Questionado se a amplitude de sua desconfiança com o possível protegido de Ronnie Lessa na delação que o aponta como mandante do crime, poderia levá-lo a suspeitar do envolvimento da família Bolsonaro no crime, Brazão responde que “eu não acho nada. Quem tem que dar essa resposta são as autoridades que têm essa responsabilidade e essa competência. Eu só estou dizendo que é amplo, geral e irrestrito, e que todos nós temos que nos curvar às leis e obedecê-las. Como o ex-presidente gostava de falar, temos que estar dentro das quatro linhas. É isso!”.
Brazão conclui reafirmando a sua certeza de que, caso a delação de Ronnie Lessa tenha mesmo acontecido, a intenção é proteger alguém. “Com certeza. Tenho absoluta certeza disso e posso garantir a vocês. Porque eu não conhecia, não tenho envolvimento e nem faço parte daquela gente. Vou repetir para todos que nos assistem, com certeza ele quer proteger alguém que não sou eu. Não serei leviano em dizer que seja alguém da família Bolsonaro, mas repito que ninguém está acima da lei”, finalizou.
Após toda a repercussão sobre o caso, a Polícia Federal divulgou nota em que não confirma o que Ronnie Lessa teria dito. A PF afirmou que o ex-PM não teve ainda seu acordo de colaboração homologado pela Justiça.

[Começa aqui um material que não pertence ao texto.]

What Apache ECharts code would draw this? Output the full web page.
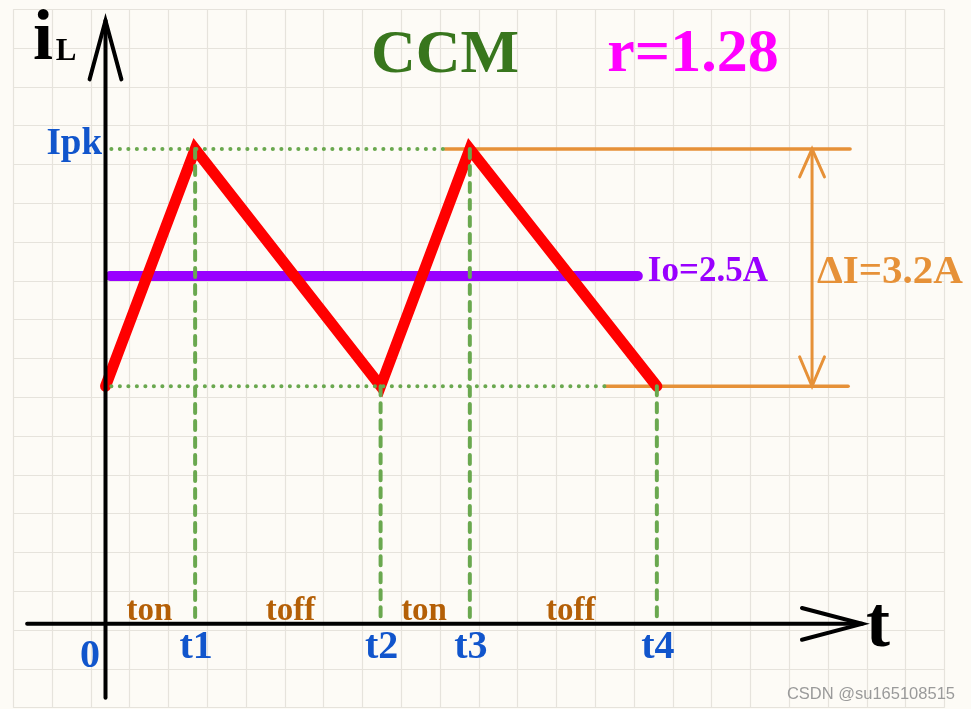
<!DOCTYPE html>
<html><head><meta charset="utf-8">
<script src="https://cdn.jsdelivr.net/npm/echarts@6/dist/echarts.min.js"></script>
<style>html,body{margin:0;padding:0;background:#fdfbf6}#c{width:971px;height:709px}</style>
</head><body><div id="c"></div>
<script>
// ---------- data (schematic units: 1 unit = one background grid cell) ----------
const tickNames = ['0', 't1', 't2', 't3', 't4'];
const tickTimes = [0, 2.31, 7.09, 9.39, 14.21];
const iLCurrent = [6.14, 12.27, 6.14, 12.27, 6.14];
const Ipk = 12.27;
const Ivalley = 6.14;
const IoLevel = 8.99;
const IoSpan = [0.12, 13.72];
const phaseNames = ['ton', 'toff', 'ton', 'toff'];
const phaseTimes = [1.13, 4.77, 8.21, 11.99];
const peakGuideSpan = [0.15, 8.75];
const valleyGuideSpan = [0.15, 12.87];
const dIRefTop = [8.75, 19.19];
const dIRefBottom = [12.87, 19.14];
const dIArrowTime = 18.21;
const xAxisSpan = [-2.02, 19.5];
const yAxisSpan = [-1.91, 15.59];
const textIpk = 'Ipk', textIo = 'Io=2.5A', textDI = 'ΔI=3.2A';
const textMode = 'CCM', textRatio = 'r=1.28', textMark = 'CSDN @su165108515';
const axisNameX = 't', axisNameY = ['i', 'L'];

// ---------- styling ----------
const SERIF = '"Liberation Serif","Times New Roman",serif';
const BLUE = '#1155cc', BROWN = '#b45f06', GREEN = '#6aa84f', ORANGE = '#e69138',
      PURPLE = '#9900ff', RED = '#ff0000', MAGENTA = '#ff00ff', DKGREEN = '#38761d';
const CELL = 38.8;
const ORIGIN = [105.5, 625.5];
const X_MIN = -2.5, X_MAX = 22, Y_MIN = -2.2, Y_MAX = 16;

const chart = echarts.init(document.getElementById('c'), null, {renderer: 'canvas'});

function seg(pts, color, width, type, extra) {
  return Object.assign({
    type: 'line', xAxisIndex: 1, yAxisIndex: 1, data: pts, symbol: 'none', silent: true,
    lineStyle: {color: color, width: width, type: type || 'solid', cap: 'round', join: 'miter', opacity: 1},
    z: 3
  }, extra || {});
}

const series = [];
// green dotted guides
series.push(seg([[peakGuideSpan[0], Ipk], [peakGuideSpan[1], Ipk]], GREEN, 4, [0.1, 8.4], {z: 5}));
series.push(seg([[valleyGuideSpan[0], Ivalley], [valleyGuideSpan[1], Ivalley]], GREEN, 4, [0.1, 8.4], {z: 5}));
// green dashed verticals
for (let i = 1; i < tickTimes.length; i++) {
  series.push(seg([[tickTimes[i], iLCurrent[i]], [tickTimes[i], 0]], GREEN, 4, [9, 8], {z: 5}));
}
// orange reference lines and arrow
series.push(seg([[dIRefTop[0], Ipk], [dIRefTop[1], Ipk]], ORANGE, 3.5));
series.push(seg([[dIRefBottom[0], Ivalley], [dIRefBottom[1], Ivalley]], ORANGE, 3.5));
series.push(seg([[dIArrowTime, Ipk], [dIArrowTime, Ivalley]], ORANGE, 3));
series.push(seg([[dIArrowTime - 0.32, Ipk - 0.72], [dIArrowTime, Ipk], [dIArrowTime + 0.32, Ipk - 0.72]], ORANGE, 3));
series.push(seg([[dIArrowTime - 0.32, Ivalley + 0.76], [dIArrowTime, Ivalley], [dIArrowTime + 0.32, Ivalley + 0.76]], ORANGE, 3));
// output current
series.push(seg([[IoSpan[0], IoLevel], [IoSpan[1], IoLevel]], PURPLE, 10, 'solid', {z: 4}));
// inductor current
series.push(seg(tickTimes.map((t, i) => [t, iLCurrent[i]]), RED, 11, 'solid', {z: 4.5}));
// axes
series.push(seg([[xAxisSpan[0], 0], [xAxisSpan[1], 0]], '#000', 4, 'solid', {z: 6}));
series.push(seg([[xAxisSpan[1] - 1.55, 0.41], [xAxisSpan[1], 0], [xAxisSpan[1] - 1.55, -0.41]], '#000', 4, 'solid', {z: 6}));
series.push(seg([[0, yAxisSpan[0]], [0, yAxisSpan[1]]], '#000', 4, 'solid', {z: 6}));
series.push(seg([[-0.41, yAxisSpan[1] - 1.52], [0, yAxisSpan[1]], [0.41, yAxisSpan[1] - 1.52]], '#000', 4, 'solid', {z: 6}));

// text annotations anchored to data
function lab(value, text, opts) {
  return {value: value, label: Object.assign({show: true, formatter: text, position: 'inside',
    fontFamily: SERIF, fontWeight: 'bold', opacity: 1, textBorderWidth: 0}, opts)};
}
const notes = [];
notes.push(lab([0, Ipk], textIpk, {position: 'left', distance: 3.5, fontSize: 37, color: BLUE, offset: [0, -5]}));
notes.push(lab([0, 0], tickNames[0], {fontSize: 40, color: BLUE, offset: [-15.5, 33]}));
for (let i = 1; i < tickTimes.length; i++) {
  notes.push(lab([tickTimes[i], 0], tickNames[i], {fontSize: 40, color: BLUE, offset: [1, 24]}));
}
phaseNames.forEach((p, i) => notes.push(lab([phaseTimes[i], 0], p, {fontSize: 33, color: BROWN, offset: [0, -12.5]})));
notes.push(lab([IoSpan[1], IoLevel], textIo, {position: 'right', distance: 10, fontSize: 35, color: PURPLE, offset: [0, -4]}));
notes.push(lab([dIArrowTime, (Ipk + Ivalley) / 2], textDI, {position: 'right', distance: 5, fontSize: 41, color: ORANGE, offset: [0, 5]}));
notes.push(lab([xAxisSpan[1], 0], axisNameX, {position: 'right', distance: 4, fontSize: 72, color: '#000', offset: [0, 4]}));
notes.push(lab([0, yAxisSpan[1]], axisNameY[0], {fontSize: 72, color: '#000', offset: [-62.5, 20]}));
notes.push(lab([0, yAxisSpan[1]], axisNameY[1], {fontSize: 31, color: '#000', offset: [-39.5, 31]}));
series.push({type: 'scatter', xAxisIndex: 1, yAxisIndex: 1, symbolSize: 0, silent: true,
  itemStyle: {color: 'transparent', opacity: 1}, data: notes, z: 10});

const option = {
  backgroundColor: '#fdfbf6',
  animation: false,
  grid: [
    {left: 13.3, top: 9.3, width: CELL * 24, height: CELL * 18, show: false},
    {left: ORIGIN[0] + X_MIN * CELL, top: ORIGIN[1] - Y_MAX * CELL,
     width: (X_MAX - X_MIN) * CELL, height: (Y_MAX - Y_MIN) * CELL, show: false}
  ],
  xAxis: [
    {gridIndex: 0, type: 'value', min: 0, max: 24, interval: 1, axisLine: {show: false},
     axisTick: {show: false}, axisLabel: {show: false},
     splitLine: {show: true, lineStyle: {color: '#e6e3dc', width: 1.2}}},
    {gridIndex: 1, type: 'value', min: X_MIN, max: X_MAX, show: false}
  ],
  yAxis: [
    {gridIndex: 0, type: 'value', min: 0, max: 18, interval: 1, axisLine: {show: false},
     axisTick: {show: false}, axisLabel: {show: false},
     splitLine: {show: true, lineStyle: {color: '#e6e3dc', width: 1.2}}},
    {gridIndex: 1, type: 'value', min: Y_MIN, max: Y_MAX, show: false}
  ],
  graphic: [
    {type: 'text', z: 10, style: {text: textMode, x: 445, y: 56, textAlign: 'center', textVerticalAlign: 'middle',
      font: 'bold 62px ' + SERIF, fill: DKGREEN}},
    {type: 'text', z: 10, style: {text: textRatio, x: 693, y: 55, textAlign: 'center', textVerticalAlign: 'middle',
      font: 'bold 62px ' + SERIF, fill: MAGENTA}},
    {type: 'text', z: 10, style: {text: textMark, x: 955, y: 694, textAlign: 'right', textVerticalAlign: 'middle',
      font: '16.5px "Liberation Sans",Arial,sans-serif', fill: '#9a9a9a'}}
  ],
  series: series
};
chart.setOption(option);
</script>
</body></html>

Independente do que virá da delação de Lessa, o fato concreto é que o clã Bolsonaro tem relações antigas com a família Brazão, que, por sua vez, tem conexões com a milícia que controla parte da zona oeste do Rio. Além disso, o assassino de Marielle, que agora diz querer falar sobre o crime, foi vizinho do ex-presidente no condomínio Vivendas da Barra. Sem falar que durante seis anos, incluindo o mandato de Bolsonaro, as investigações não avançaram. Como o acordo de delação não foi homologado pela Justiça, não se pode confiar no que foi divulgado até o momento. E mesmo quando for, é necessário que Ronnie Lessa aponte provas que embasam as acusações que ele fizer sobre o mandante do crime político.
De toda a história e considerando as relações do clã Bolsonaro, se Jair está demonstrando alívio com o que Lessa teria dito, alguma coisa não está devidamente esclarecida. É preciso cautela neste momento, aguardar elementos mais concretos e não tomar como fato esta informação divulgada inicialmente pelo Intercept.